Supplied information:
★ ★ ★

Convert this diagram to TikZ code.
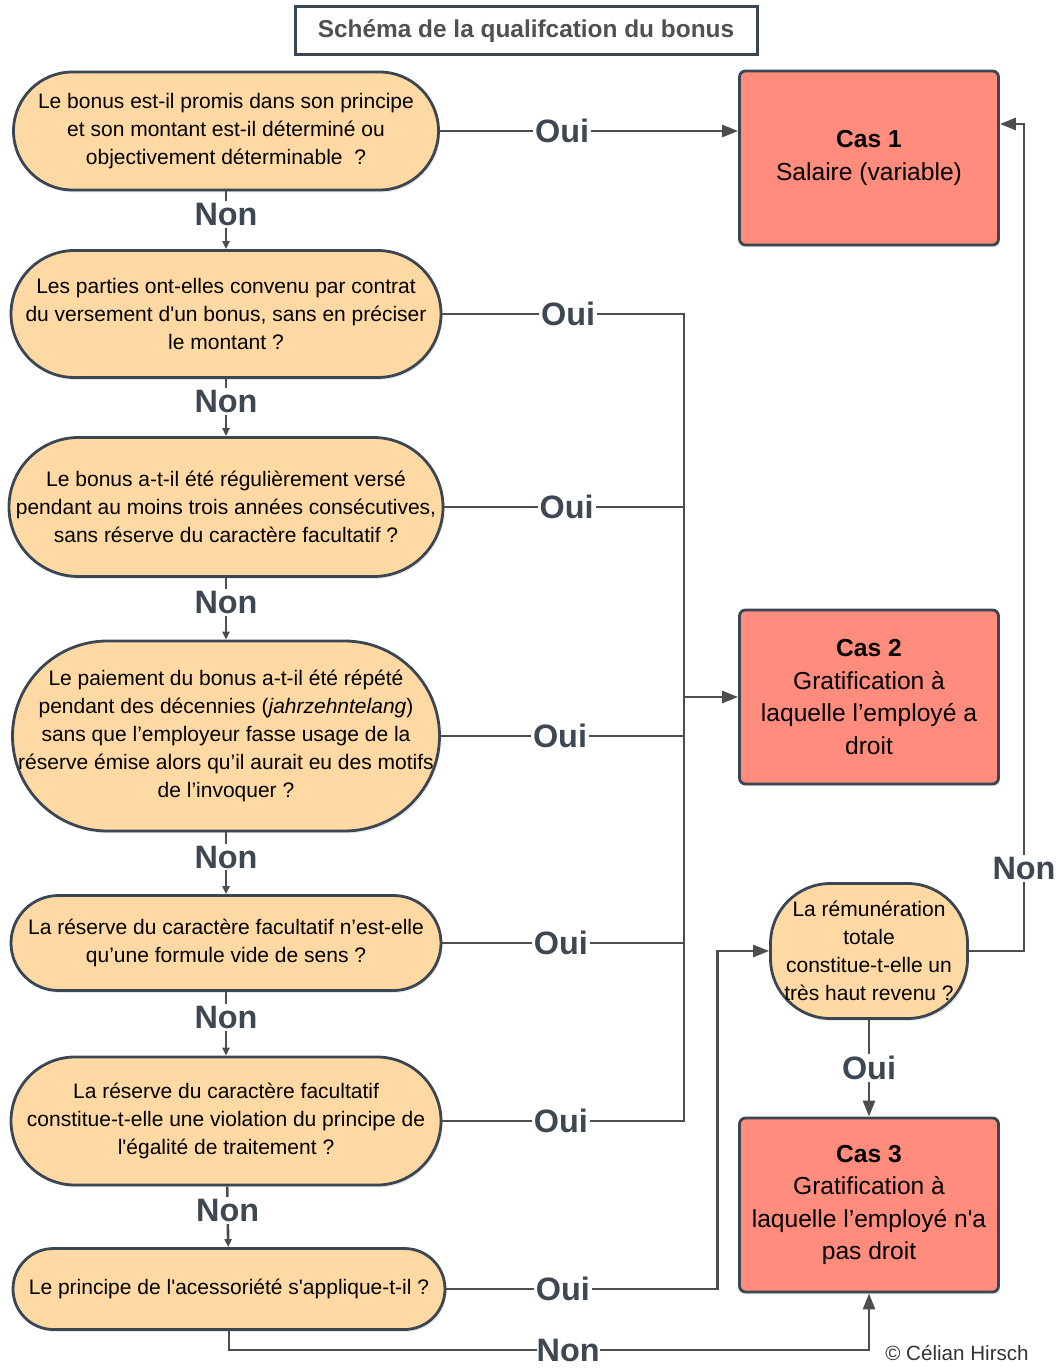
\documentclass[tikz,border=0pt]{standalone}
\usepackage{fontspec}
\setmainfont{Liberation Sans}
\usetikzlibrary{arrows.meta,shadows}
\definecolor{quesfill}{HTML}{FFD9A3}
\definecolor{casfill}{HTML}{FF8C7C}
\definecolor{edgecol}{HTML}{3B4653}
\definecolor{linecol}{HTML}{4D4D4D}
\definecolor{labcol}{HTML}{3D4853}
\definecolor{titlecol}{HTML}{505050}
\newcommand{\apos}{\textquotesingle}
\begin{document}
\begin{tikzpicture}[x=0.5pt,y=-0.5pt,
  question/.style={draw=edgecol,fill=quesfill,line width=1.4pt,align=center,inner sep=0pt,font=\fontsize{10.5}{14}\selectfont,drop shadow={opacity=0.18,shadow xshift=0.8pt,shadow yshift=-1.2pt}},
  cas/.style={draw=edgecol,fill=casfill,line width=1.4pt,rounded corners=3pt,minimum width=129.5pt,minimum height=87pt,align=center,font=\fontsize{12.3}{16.3}\selectfont,drop shadow={opacity=0.18,shadow xshift=0.8pt,shadow yshift=-1.2pt}},
  link/.style={draw=linecol,line width=1.3pt},
  linkto/.style={link,-{Triangle[length=8pt,width=6pt]}},
  small/.style={link,-{Triangle[length=4pt,width=3.5pt]}},
  answer/.style={fill=white,inner sep=1pt,text=labcol,font=\fontsize{16.2}{17}\selectfont\bfseries}]
\useasboundingbox (0,0) rectangle (1056,1368);
\node[draw=edgecol,line width=1.5pt,minimum width=231pt,minimum height=24pt,text=titlecol,font=\fontsize{12.2}{13}\selectfont\bfseries] (titre) at (526,31) {Schéma de la qualifcation du bonus};
\node[question,minimum width=212.5pt,minimum height=59pt,rounded corners=29.5pt] (q1) at (226,131) {Le bonus est-il promis dans son principe\\et son montant est-il déterminé ou\\objectivement déterminable\ \ ?};
\node[question,minimum width=215pt,minimum height=63.5pt,rounded corners=31.75pt] (q2) at (226,314) {Les parties ont-elles convenu par contrat\\du versement d\apos{}un bonus, sans en préciser\\le montant ?};
\node[question,minimum width=217pt,minimum height=69.5pt,rounded corners=34.75pt] (q3) at (226,507) {Le bonus a-t-il été régulièrement versé\\pendant au moins trois années consécutives,\\sans réserve du caractère facultatif ?};
\node[question,minimum width=213.5pt,minimum height=95pt,rounded corners=47.5pt] (q4) at (226,736) {Le paiement du bonus a-t-il été répété\\pendant des décennies (\textit{jahrzehntelang})\\sans que l’employeur fasse usage de la\\réserve émise alors qu’il aurait eu des motifs\\de l’invoquer ?};
\node[question,minimum width=215pt,minimum height=47.5pt,rounded corners=23.75pt] (q5) at (226,943) {La réserve du caractère facultatif n’est-elle\\qu’une formule vide de sens ?};
\node[question,minimum width=215pt,minimum height=64pt,rounded corners=32pt] (q6) at (226,1121) {La réserve du caractère facultatif\\constitue-t-elle une violation du principe de\\l\apos{}égalité de traitement ?};
\node[question,minimum width=216pt,minimum height=40.5pt,rounded corners=20.25pt] (q7) at (229,1289) {Le principe de l\apos{}acessoriété s\apos{}applique-t-il ?};
\node[question,minimum width=98.5pt,minimum height=67.5pt,rounded corners=30pt] (q8) at (869,951) {La rémunération\\totale\\constitue-t-elle un\\très haut revenu ?};
\node[cas] (cas1) at (869,158) {\textbf{Cas 1}\\Salaire (variable)};
\node[cas] (cas2) at (869,697) {\textbf{Cas 2}\\Gratification à\\laquelle l’employé a\\droit};
\node[cas] (cas3) at (869,1205) {\textbf{Cas 3}\\Gratification à\\laquelle l’employé n\apos{}a\\pas droit};
\node[text=black!80,font=\fontsize{10.3}{12}\selectfont] (auteur) at (957,1353) {© Célian Hirsch};
\coordinate (bus) at (684,697);
\coordinate (haut) at (1024,124);
\coordinate (bas) at (869,1350);
\draw[linkto] (q1.east) -- node[answer,pos=0.41]{Oui} (q1.east -| cas1.west);
\foreach \q/\p in {q2/0.52,q3/0.51,q4/0.49,q5/0.49,q6/0.49}
  \draw[link] (\q.east) -- node[answer,pos=\p]{Oui} (\q.east -| bus) -- (bus);
\draw[linkto] (bus) -- (cas2);
\draw[linkto] (q7.east) -- node[answer,pos=0.43]{Oui} ++(271,0) |- (q8.west);
\draw[linkto] (q7.south) |- node[answer,pos=0.765,inner sep=0pt]{Non} (bas) -- (cas3.south);
\draw[linkto] (q8) -- node[answer]{Oui} (cas3);
\draw[linkto] (q8.east) -| node[answer,pos=0.55]{Non} (haut) -- (cas1.east |- haut);
\foreach \a/\b in {q1/q2,q2/q3,q3/q4,q4/q5,q5/q6,q6/q7}
  \draw[small] (\a) -- node[answer,pos=0.4]{Non} (\b);
\end{tikzpicture}
\end{document}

★ ★ ★

Written request:
Every line above should be returned exactly; the pictures stay out.

Output below:
Convert this diagram to TikZ code.
\documentclass[tikz,border=0pt]{standalone}
\usepackage{fontspec}
\setmainfont{Liberation Sans}
\usetikzlibrary{arrows.meta,shadows}
\definecolor{quesfill}{HTML}{FFD9A3}
\definecolor{casfill}{HTML}{FF8C7C}
\definecolor{edgecol}{HTML}{3B4653}
\definecolor{linecol}{HTML}{4D4D4D}
\definecolor{labcol}{HTML}{3D4853}
\definecolor{titlecol}{HTML}{505050}
\newcommand{\apos}{\textquotesingle}
\begin{document}
\begin{tikzpicture}[x=0.5pt,y=-0.5pt,
  question/.style={draw=edgecol,fill=quesfill,line width=1.4pt,align=center,inner sep=0pt,font=\fontsize{10.5}{14}\selectfont,drop shadow={opacity=0.18,shadow xshift=0.8pt,shadow yshift=-1.2pt}},
  cas/.style={draw=edgecol,fill=casfill,line width=1.4pt,rounded corners=3pt,minimum width=129.5pt,minimum height=87pt,align=center,font=\fontsize{12.3}{16.3}\selectfont,drop shadow={opacity=0.18,shadow xshift=0.8pt,shadow yshift=-1.2pt}},
  link/.style={draw=linecol,line width=1.3pt},
  linkto/.style={link,-{Triangle[length=8pt,width=6pt]}},
  small/.style={link,-{Triangle[length=4pt,width=3.5pt]}},
  answer/.style={fill=white,inner sep=1pt,text=labcol,font=\fontsize{16.2}{17}\selectfont\bfseries}]
\useasboundingbox (0,0) rectangle (1056,1368);
\node[draw=edgecol,line width=1.5pt,minimum width=231pt,minimum height=24pt,text=titlecol,font=\fontsize{12.2}{13}\selectfont\bfseries] (titre) at (526,31) {Schéma de la qualifcation du bonus};
\node[question,minimum width=212.5pt,minimum height=59pt,rounded corners=29.5pt] (q1) at (226,131) {Le bonus est-il promis dans son principe\\et son montant est-il déterminé ou\\objectivement déterminable\ \ ?};
\node[question,minimum width=215pt,minimum height=63.5pt,rounded corners=31.75pt] (q2) at (226,314) {Les parties ont-elles convenu par contrat\\du versement d\apos{}un bonus, sans en préciser\\le montant ?};
\node[question,minimum width=217pt,minimum height=69.5pt,rounded corners=34.75pt] (q3) at (226,507) {Le bonus a-t-il été régulièrement versé\\pendant au moins trois années consécutives,\\sans réserve du caractère facultatif ?};
\node[question,minimum width=213.5pt,minimum height=95pt,rounded corners=47.5pt] (q4) at (226,736) {Le paiement du bonus a-t-il été répété\\pendant des décennies (\textit{jahrzehntelang})\\sans que l’employeur fasse usage de la\\réserve émise alors qu’il aurait eu des motifs\\de l’invoquer ?};
\node[question,minimum width=215pt,minimum height=47.5pt,rounded corners=23.75pt] (q5) at (226,943) {La réserve du caractère facultatif n’est-elle\\qu’une formule vide de sens ?};
\node[question,minimum width=215pt,minimum height=64pt,rounded corners=32pt] (q6) at (226,1121) {La réserve du caractère facultatif\\constitue-t-elle une violation du principe de\\l\apos{}égalité de traitement ?};
\node[question,minimum width=216pt,minimum height=40.5pt,rounded corners=20.25pt] (q7) at (229,1289) {Le principe de l\apos{}acessoriété s\apos{}applique-t-il ?};
\node[question,minimum width=98.5pt,minimum height=67.5pt,rounded corners=30pt] (q8) at (869,951) {La rémunération\\totale\\constitue-t-elle un\\très haut revenu ?};
\node[cas] (cas1) at (869,158) {\textbf{Cas 1}\\Salaire (variable)};
\node[cas] (cas2) at (869,697) {\textbf{Cas 2}\\Gratification à\\laquelle l’employé a\\droit};
\node[cas] (cas3) at (869,1205) {\textbf{Cas 3}\\Gratification à\\laquelle l’employé n\apos{}a\\pas droit};
\node[text=black!80,font=\fontsize{10.3}{12}\selectfont] (auteur) at (957,1353) {© Célian Hirsch};
\coordinate (bus) at (684,697);
\coordinate (haut) at (1024,124);
\coordinate (bas) at (869,1350);
\draw[linkto] (q1.east) -- node[answer,pos=0.41]{Oui} (q1.east -| cas1.west);
\foreach \q/\p in {q2/0.52,q3/0.51,q4/0.49,q5/0.49,q6/0.49}
  \draw[link] (\q.east) -- node[answer,pos=\p]{Oui} (\q.east -| bus) -- (bus);
\draw[linkto] (bus) -- (cas2);
\draw[linkto] (q7.east) -- node[answer,pos=0.43]{Oui} ++(271,0) |- (q8.west);
\draw[linkto] (q7.south) |- node[answer,pos=0.765,inner sep=0pt]{Non} (bas) -- (cas3.south);
\draw[linkto] (q8) -- node[answer]{Oui} (cas3);
\draw[linkto] (q8.east) -| node[answer,pos=0.55]{Non} (haut) -- (cas1.east |- haut);
\foreach \a/\b in {q1/q2,q2/q3,q3/q4,q4/q5,q5/q6,q6/q7}
  \draw[small] (\a) -- node[answer,pos=0.4]{Non} (\b);
\end{tikzpicture}
\end{document}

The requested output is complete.